SH: I feel like a lot of editors try to draw a trajectory in Clare’s life, distinguishing between his brief success as an earlier poet with the fact that he went insane. Do you find yourself segregating Clare like that?

RH: I don’t see his story in that way. I am interested in the early success and the critical neglect, as well as what that did to him and his sense of voice and vocation. If you look at the Northborough sonnets, you see that he had just made a major move from Helpston to Northborough. Clearly there were all these problems about whether he would ever be published. There was this confidence in his own voice in the Northborough sonnets, which was astonishing. His use of absence of punctuation was really interesting, merging different readings within a set of 14 lines. I do write sonnets and I have learnt a lot from Clare in sonnets. I don’t see that episodic way of looking at his writing and mental health difficulties and how he managed that. I don’t find that a helpful way of following his example. He was someone who, very early on, had loads of pressures, and yet, for me, he kept going, he kept writing. He explored prose writing. This is a very living, questioning, challenging voice. The last twenty years in the asylum could be seen as tragic but I still feel there was a heroism there, less so still for men. I think his example is inspiring in that way. A poem like Don Juan, which is quite radical and extreme in its misogyny, his own misogyny, is quite daring of him, and quite scandalous with some of those stanzas and lines. They’re disturbing to read as a twenty-first century reader. In a poem like Don Juan, there is a very bold, verbal energy, where Clare is playing with his craft and subjects you wouldn’t normally associate him with eighty-five miles from home. There’s Childe Harold with Don Juan, both written at the same time and quite radically different voices going on. I don’t view the life in that episodic way. He does represent a lot of things but, for me, one of the things he represents is his craft. They don’t stand still, for me, the poems, which is another thing I find impressive about him.

SH: When you read the poems that he wrote later in Northampton Asylum, do you find them yourself uncomfortable to read?

RH: If you look at Don Juan, they are definitely uncomfortable.
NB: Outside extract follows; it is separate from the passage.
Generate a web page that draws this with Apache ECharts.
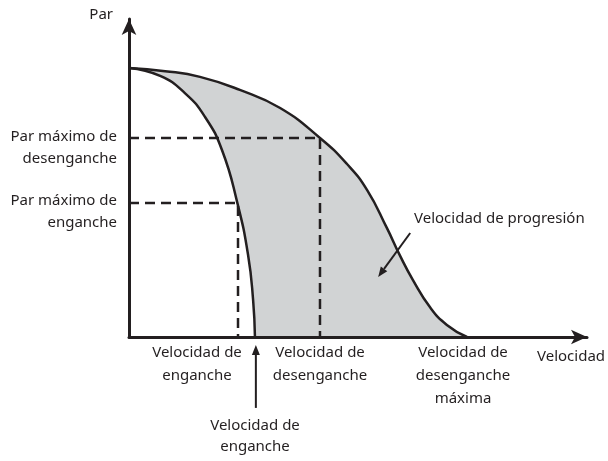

It’s not a nice, cosy, green Clare, is it, the voice of Don Juan? That’s what a lot of people would associate with Clare. I think we can learn from him, from our own views of women in nineteenth century poetry. There are still lessons, I think, in the range of his work. I am with you in the sense that sometimes discomfort is not necessarily a bad thing if it’s challenging us about what can or can’t be said, written, or published. It’s better to confront us with our own assumptions about what a poem is and how a poet can experiment with their own voice. My own view is that he was doing that consciously rather than unconsciously. It’s still someone who had facility with words and who thought in images. The asylum is somewhere where he’s still a poet, the images about losing vowels and consonants and all of that, and how brave he was to keep experimenting. I suppose that’s my conclusion, that discomfort when reading a poem is not necessarily a bad thing, challenging you with your assumptions about what he could and couldn’t write about.